__Data section__
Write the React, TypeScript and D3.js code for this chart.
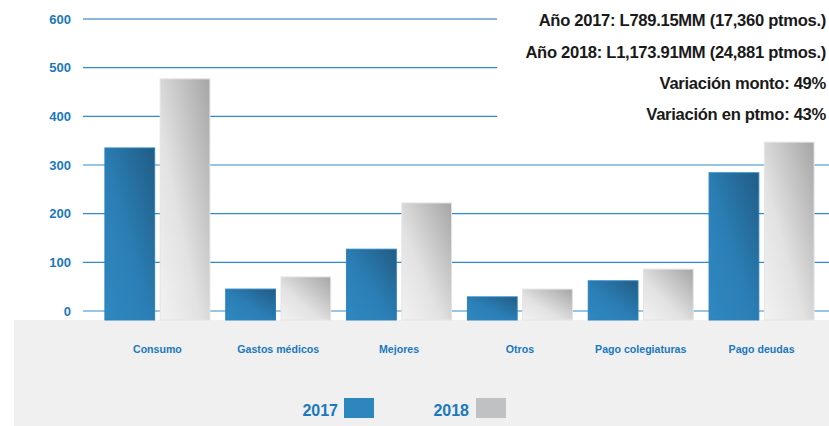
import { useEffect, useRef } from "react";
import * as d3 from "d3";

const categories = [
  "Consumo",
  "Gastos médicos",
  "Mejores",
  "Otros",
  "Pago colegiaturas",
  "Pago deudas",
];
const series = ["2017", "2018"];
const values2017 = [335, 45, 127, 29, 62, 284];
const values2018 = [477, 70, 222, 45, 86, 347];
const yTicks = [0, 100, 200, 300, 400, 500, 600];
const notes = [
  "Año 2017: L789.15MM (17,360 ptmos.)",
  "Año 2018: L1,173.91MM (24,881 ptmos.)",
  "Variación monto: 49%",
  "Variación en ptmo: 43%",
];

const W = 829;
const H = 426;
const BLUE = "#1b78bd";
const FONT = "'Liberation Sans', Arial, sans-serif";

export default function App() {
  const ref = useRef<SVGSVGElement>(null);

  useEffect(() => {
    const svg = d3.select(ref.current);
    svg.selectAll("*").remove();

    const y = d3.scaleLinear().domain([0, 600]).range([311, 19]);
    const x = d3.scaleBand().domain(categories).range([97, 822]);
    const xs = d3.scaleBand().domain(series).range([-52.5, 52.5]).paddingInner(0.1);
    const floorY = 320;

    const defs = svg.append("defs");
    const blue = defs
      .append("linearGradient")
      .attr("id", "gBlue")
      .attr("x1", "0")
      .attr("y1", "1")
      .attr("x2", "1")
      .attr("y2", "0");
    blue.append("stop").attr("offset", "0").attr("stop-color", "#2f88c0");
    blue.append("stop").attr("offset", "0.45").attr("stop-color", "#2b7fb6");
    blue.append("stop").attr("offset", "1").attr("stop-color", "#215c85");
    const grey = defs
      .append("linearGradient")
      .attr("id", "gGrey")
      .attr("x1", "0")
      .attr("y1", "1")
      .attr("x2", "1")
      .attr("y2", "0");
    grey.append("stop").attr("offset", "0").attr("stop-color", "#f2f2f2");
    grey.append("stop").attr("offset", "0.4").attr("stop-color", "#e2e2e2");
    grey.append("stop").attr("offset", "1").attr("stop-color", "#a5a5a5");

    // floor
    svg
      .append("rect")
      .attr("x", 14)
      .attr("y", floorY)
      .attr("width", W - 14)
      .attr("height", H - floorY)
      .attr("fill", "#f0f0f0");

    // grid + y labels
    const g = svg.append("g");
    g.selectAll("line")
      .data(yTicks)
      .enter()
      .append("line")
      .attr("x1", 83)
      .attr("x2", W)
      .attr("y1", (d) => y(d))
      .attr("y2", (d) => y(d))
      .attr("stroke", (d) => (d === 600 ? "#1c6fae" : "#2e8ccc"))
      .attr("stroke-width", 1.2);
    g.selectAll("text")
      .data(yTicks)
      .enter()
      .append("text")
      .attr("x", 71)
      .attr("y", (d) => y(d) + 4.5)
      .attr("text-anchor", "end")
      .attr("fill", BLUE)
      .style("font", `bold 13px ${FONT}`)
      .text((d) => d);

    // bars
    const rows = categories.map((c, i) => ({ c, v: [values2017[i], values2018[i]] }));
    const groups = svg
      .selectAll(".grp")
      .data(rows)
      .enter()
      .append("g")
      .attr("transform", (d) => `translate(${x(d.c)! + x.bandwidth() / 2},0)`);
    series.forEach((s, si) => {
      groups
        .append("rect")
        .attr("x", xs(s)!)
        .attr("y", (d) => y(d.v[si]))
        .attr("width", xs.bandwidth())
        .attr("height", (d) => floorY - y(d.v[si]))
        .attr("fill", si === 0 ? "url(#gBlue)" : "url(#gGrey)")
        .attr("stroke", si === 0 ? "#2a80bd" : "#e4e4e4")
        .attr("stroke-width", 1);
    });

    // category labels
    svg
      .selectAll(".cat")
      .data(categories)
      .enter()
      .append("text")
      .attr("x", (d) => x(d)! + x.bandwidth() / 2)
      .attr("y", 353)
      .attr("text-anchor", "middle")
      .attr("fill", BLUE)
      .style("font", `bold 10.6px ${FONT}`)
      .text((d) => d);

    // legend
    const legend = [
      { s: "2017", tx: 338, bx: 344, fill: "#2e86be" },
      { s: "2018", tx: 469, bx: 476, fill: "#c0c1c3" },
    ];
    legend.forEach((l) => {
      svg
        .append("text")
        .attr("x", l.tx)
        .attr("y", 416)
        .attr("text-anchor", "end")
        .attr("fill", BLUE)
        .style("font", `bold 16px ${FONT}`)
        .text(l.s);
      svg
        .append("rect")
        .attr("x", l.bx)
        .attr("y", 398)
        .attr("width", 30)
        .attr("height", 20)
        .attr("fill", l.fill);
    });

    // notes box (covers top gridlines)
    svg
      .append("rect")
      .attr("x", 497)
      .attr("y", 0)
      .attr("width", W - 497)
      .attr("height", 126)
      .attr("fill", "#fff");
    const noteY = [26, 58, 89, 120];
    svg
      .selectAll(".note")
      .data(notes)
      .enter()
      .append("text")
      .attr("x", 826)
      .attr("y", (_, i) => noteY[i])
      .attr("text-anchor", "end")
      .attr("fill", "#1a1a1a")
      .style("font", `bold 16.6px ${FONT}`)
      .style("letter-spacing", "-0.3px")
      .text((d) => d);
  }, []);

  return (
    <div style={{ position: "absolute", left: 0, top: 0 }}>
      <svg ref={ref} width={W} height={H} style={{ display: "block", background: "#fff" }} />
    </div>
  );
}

__Given instruction__
Copy nothing but the lines from the top of the data down to the line containing "import * as", and leave the pictures out.

__Result for this task__
Write the React, TypeScript and D3.js code for this chart.
import { useEffect, useRef } from "react";
import * as d3 from "d3";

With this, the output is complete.